As there may be a number of deemed and actual disposals depending on the circumstances, paragraph 23 contains rules to ensure gains charged cannot exceed the overall total gains. If some of the deemed gain has accrued on one or more previous occasions, the appropriate portion is restricted so that, when added to the appropriate portion or portions on the previous occasion or occasions, it does not exceed 100%.

Deemed disposal: notification to investors on the event of a deemed disposal

TCGA92/SCH5AAA/para25 provides that in certain cases the manager of a relevant fund must notify the investors that a deemed disposal and reacquisition has occurred. This is because investors may not be aware of the event giving rise to the deemed disposal. A notification must be made within 30 days of the event leading to the deemed disposal.

Paragraph 25 specifies that notifications must be sent in the following cases (see guidance above for further details regarding these deemed disposal events) -

  • Where there is a deemed disposal under TCGA92/SCH5AA/para21 (returns to investors of value derived from disposal of UK land). In such cases, the fund manager is very unlikely to know how each investor is impacted by the rules in paragraph 21 because that will be dependent on each investor’s own tax status. The fund manager, however, must notify all investors to ensure that they are aware there may be a capital gains liability and can accordingly assess their own positions.
  • Where there is a deemed disposal under TCGA92/SCH5AA/para22 where either the fund manager or HMRC has revoked a paragraph 12 exemption election.
  • Where the balance of a deferred gain has come into charge at the end of a 3-year period or because the fund has wound up.

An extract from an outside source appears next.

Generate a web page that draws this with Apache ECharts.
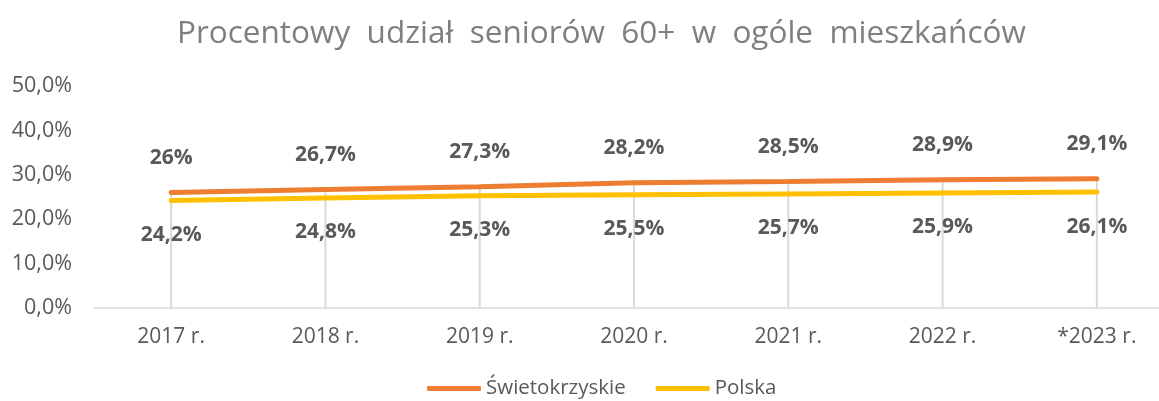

Given that the deemed disposal will in some cases mean that the investors are immediately liable to pay tax on the gain, and in some cases the gain will accrue at a later date, whilst there is no legal requirement to do so the fund manager may wish to supplement the notification to provide further helpful information for its investors.

In the case of a deemed disposal and reacquisition, under these provisions, generally investors in the CIV who are required to make a return and payment on account to HMRC must do so within 30 days of making a disposal of UK land. However, they will instead have 30 days from receiving notice from the fund manager (in compliance with TCGA92/SCH5AAA/paragraph 25) of the deemed disposal to make a report and payment. (FA19/SCH2/para 12).

Where the fund manager does not comply with their legal obligation to notify investors under paragraph 25, HMRC may issue a penalty not exceeding £3,000 (TCGA92/SCH5AA/para26). Where there is more than one fund manager, the aggregate penalty will not exceed £3,000. HMRC must assess the penalty and notify the manager within a period of 12 months from the date HMRC become aware of that failure. The fund manager can appeal the penalty (see TCGA/SCH5AAA/para 26 for further information).